Directive: Copy the lines of the data below exactly, starting at the first and stopping after the line that contains "(0,0) rectangle (917,421);"; include no pictures.

Source excerpt:
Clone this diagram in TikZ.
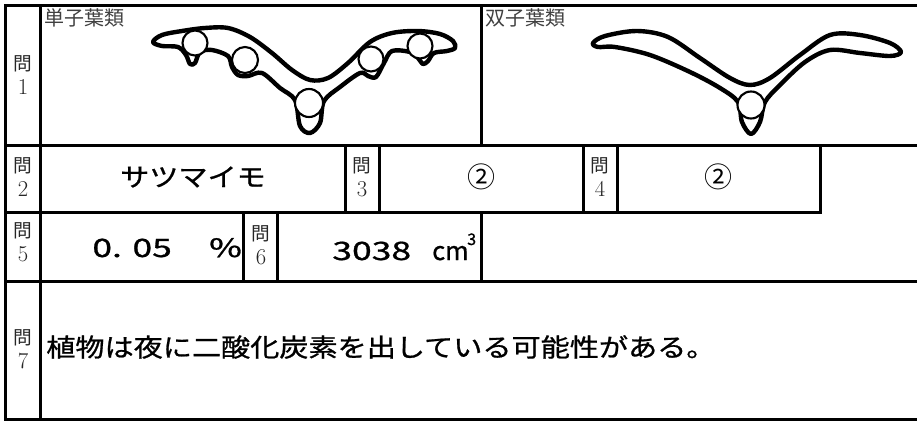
\documentclass[tikz,border=0pt]{standalone}
\usepackage{fontspec}
\newfontfamily\jp{Noto Sans CJK JP}
\newfontfamily\jpb[FakeBold=0.8]{Noto Sans CJK JP}
\newcommand{\qlab}[1]{{\jp 問}\\{\fontsize{17pt}{18pt}\selectfont #1}}

\begin{document}
\begin{tikzpicture}[x=0.75pt, y=-0.75pt,
    frame/.style={line width=2.25pt, line cap=rect},
    leaf/.style={line width=3.3pt, line join=round},
    bundle/.style={line width=1.6pt, fill=white},
    qlabel/.style={align=center, inner sep=0pt, text=black!85, font=\fontsize{14pt}{18pt}\selectfont},
    answer/.style={inner sep=0pt, font=\jpb\fontsize{19pt}{22pt}\selectfont, xscale=1.15},
    numans/.style={inner sep=0pt, font=\jpb\fontsize{19pt}{22pt}\selectfont, xscale=1.4}]
  \useasboundingbox (0,0) rectangle (917,421);

  % table
  \draw[frame] (5,5) -- (917,5);
  \draw[frame] (5,145) -- (917,145);
  \draw[frame] (5,212) -- (820,212);
  \draw[frame] (5,281) -- (917,281);
  \draw[frame] (5,419) -- (917,419);
  \draw[frame] (5,5) -- (5,419);
  \draw[frame] (40,5) -- (40,419);
  \draw[frame] (481,5) -- (481,145);
  \foreach \x in {345,379,583,617,820}
    \draw[frame] (\x,145) -- (\x,212);
  \foreach \x in {243,277,481}
    \draw[frame] (\x,212) -- (\x,281);

  % labels
  \node[qlabel] (q1) at (23,75) {\qlab{1}};
  \node[qlabel] (q2) at (23,177) {\qlab{2}};
  \node[qlabel] (q3) at (362,177) {\qlab{3}};
  \node[qlabel] (q4) at (600,177) {\qlab{4}};
  \node[qlabel] (q5) at (23,242) {\qlab{5}};
  \node[qlabel] (q6) at (261,245) {\qlab{6}};
  \node[qlabel] (q7) at (23,349) {\qlab{7}};

  \node[anchor=base west, inner sep=0pt, text=black!75, font=\jp\fontsize{15pt}{15pt}\selectfont] (mono) at (44,25) {単子葉類};
  \node[anchor=base west, inner sep=0pt, text=black!75, font=\jp\fontsize{15pt}{15pt}\selectfont] (dico) at (485,25) {双子葉類};

  % monocot leaf
  \draw[leaf] plot[smooth cycle, tension=0.55] coordinates {
    (153,42) (162,35) (182,31) (205,28) (228,28) (250,37) (272,53)
    (292,70) (310,80) (328,78) (348,63) (370,42) (392,33) (418,31)
    (440,34) (453,41) (455,48) (447,51) (434,53) (428,61) (423,64)
    (418,58) (410,52) (392,51) (384,63) (376,77) (368,76) (360,73)
    (340,87) (324,101) (320,123) (310,133) (300,126) (295,100)
    (280,88) (262,73) (248,76) (238,75) (232,67) (228,56) (212,50)
    (200,52) (195,63) (190,64) (186,55) (178,47) (162,46)};
  \foreach \cx/\cy/\r in {195/43/12.5, 245/60/13, 309/103/14, 371/59/12.5, 420/46/12.5}
    \draw[bundle] (\cx,\cy) circle[radius=\r];

  % dicot leaf
  \draw[leaf] plot[smooth cycle, tension=0.55] coordinates {
    (593,43) (605,36) (637,31) (668,37) (700,58) (730,78) (750,85)
    (770,78) (800,55) (830,35) (860,35) (890,43) (901,52) (890,56)
    (860,53) (830,50) (805,62) (780,85) (765,102) (760,122) (751,134)
    (742,122) (738,102) (720,88) (690,72) (650,55) (615,47) (598,47)};
  \draw[bundle] (751,105) circle[radius=13.5];

  % answers
  \node[answer] (ans2) at (193,177) {サツマイモ};
  \node[inner sep=0pt, font=\jp\fontsize{21pt}{22pt}\selectfont] (ans3) at (481,177) {②};
  \node[inner sep=0pt, font=\jp\fontsize{21pt}{22pt}\selectfont] (ans4) at (718,177) {②};
  \node[numans, anchor=base west] (ans5) at (92,257) {0. 05\hspace{20pt}\%};
  \node[numans, anchor=base west] (ans6) at (332,260) {3038};
  \node[inner sep=0pt, anchor=base west, font=\jpb\fontsize{19pt}{22pt}\selectfont] (unit6) at (432,260) {cm};
  \node[inner sep=0pt, anchor=base west, font=\jpb\fontsize{12pt}{12pt}\selectfont] (sup6) at (467,245) {3};
  \node[answer, anchor=west] (ans7) at (46,347) {植物は夜に二酸化炭素を出している可能性がある。};
\end{tikzpicture}
\end{document}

Worked solution:
Clone this diagram in TikZ.
\documentclass[tikz,border=0pt]{standalone}
\usepackage{fontspec}
\newfontfamily\jp{Noto Sans CJK JP}
\newfontfamily\jpb[FakeBold=0.8]{Noto Sans CJK JP}
\newcommand{\qlab}[1]{{\jp 問}\\{\fontsize{17pt}{18pt}\selectfont #1}}

\begin{document}
\begin{tikzpicture}[x=0.75pt, y=-0.75pt,
    frame/.style={line width=2.25pt, line cap=rect},
    leaf/.style={line width=3.3pt, line join=round},
    bundle/.style={line width=1.6pt, fill=white},
    qlabel/.style={align=center, inner sep=0pt, text=black!85, font=\fontsize{14pt}{18pt}\selectfont},
    answer/.style={inner sep=0pt, font=\jpb\fontsize{19pt}{22pt}\selectfont, xscale=1.15},
    numans/.style={inner sep=0pt, font=\jpb\fontsize{19pt}{22pt}\selectfont, xscale=1.4}]
  \useasboundingbox (0,0) rectangle (917,421);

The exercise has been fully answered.